During her confirmation hearing, DeVos had cited grizzly bear encroachment near Wyoming schools as justification for allowing guns in education facilities and appeared unfamiliar with the federal law titled Individuals with Disabilities Education Act, which places protections for students with special needs.
"You put those two things together, lack of compassion for what's happened to places like Sandy Hook and an inability to just understand that basic law around vulnerable students and it was clear at the end that this was someone who shouldn't be the secretary of education," Democratic Sen. Chris Murphy of Connecticut told CNN.
Laura Friedenbach, the press secretary for campaign finance reform nonprofit Every Voice, asserts that many of the Republican senators who voted for DeVos should have recused themselves because she and her family had previously donated to their campaigns.
The DeVos family has been among the biggest donors to the GOP. For example, the Center for American Progress found that the DeVos family has donated $98,300 to Republican Sen. Marco Rubio of Florida, who was among those who voted to confirm the education secretary.

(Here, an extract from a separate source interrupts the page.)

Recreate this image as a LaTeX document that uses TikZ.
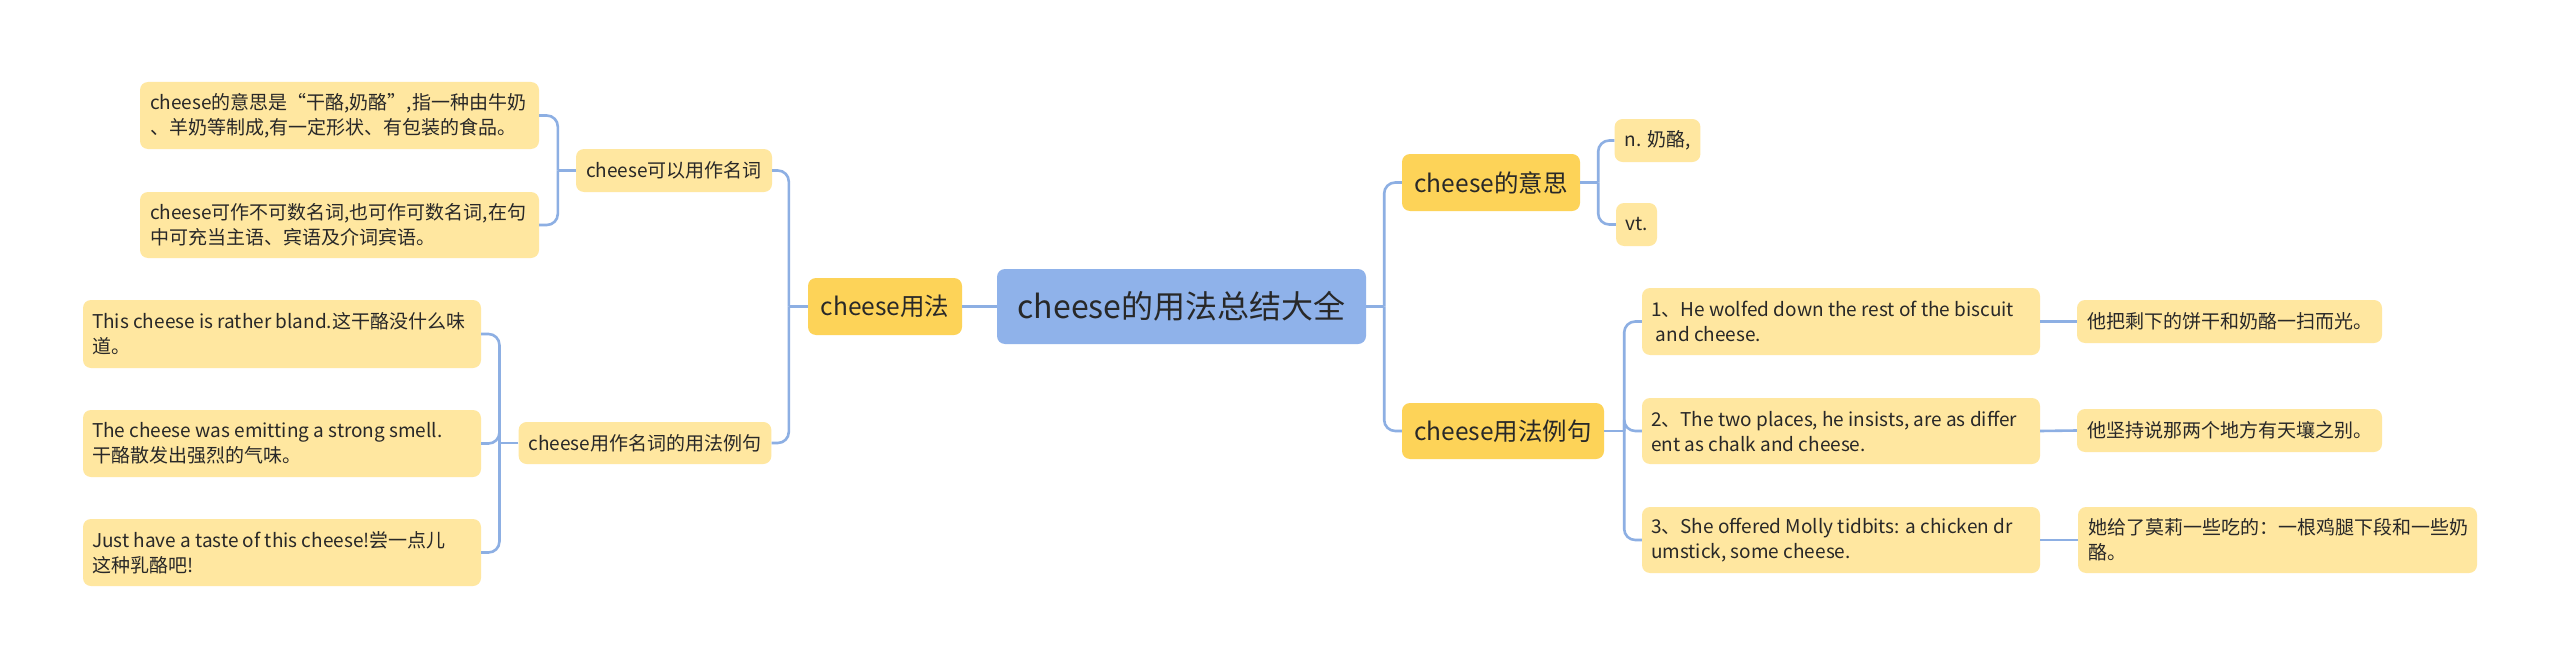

"The after-effects of the widespread public backlash to her nomination will linger," Friedenbach said of DeVos. "People are tired of a government that works best for the wealthiest among us ... rewarding a big donor with a Cabinet position will only add fuel to the fire."
Democratic Senate Minority Leader Sen. Chuck Schumer of New York took to social media to blast Pence for his tie-breaking vote shortly after DeVos' confirmation.
"Today [Pence] did something no one else has ever done: cast the tie breaking vote on his own cabinet nominee," Schumer tweeted out. "#RiggedCabinet."